Up from Zero

Published by Random House in September of this year, the critically acclaimed Up from Zero describes the three years of proposals and counterproposals that resulted in a redevelopment plan for the sixteen-acre site, known as Ground Zero, where the twin towers of the World Trade Center stood before September 11, 2001. Although Goldberger offers a largely dispassionate description of the people and events that have shaped the plan, he mourns the lost opportunity to diverge from New York City's traditional approach to real-estate development.
"What played out through 2002 and 2003 was the use of architecture for political ends, not the use of politics for architectural ends: that is the key moral of the story," Goldberger writes. "Idealism met cynicism at Ground Zero, and so far they have battled to a draw."

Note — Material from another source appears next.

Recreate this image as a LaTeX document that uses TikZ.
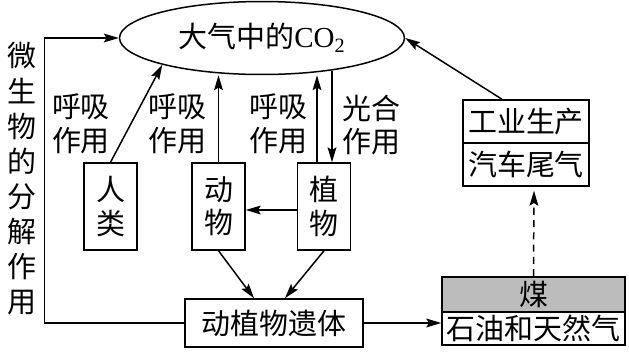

Goldberger served for many years as a staff member at the New York Times, winning a Pulitzer Prize in 1984 for his architecture criticism. In 1997, he became the architecture critic for The New Yorker, where he writes the "Sky Line" column that was once the domain of such legendary critics as Lewis Mumford and Brendan Gill.
A graduate of Yale University, Goldberger is a current member of Kenyon's Board of Trustees and a former member of the College's Parents Advisory Council. His son Benjamin Goldberger is a 2004 graduate of Kenyon.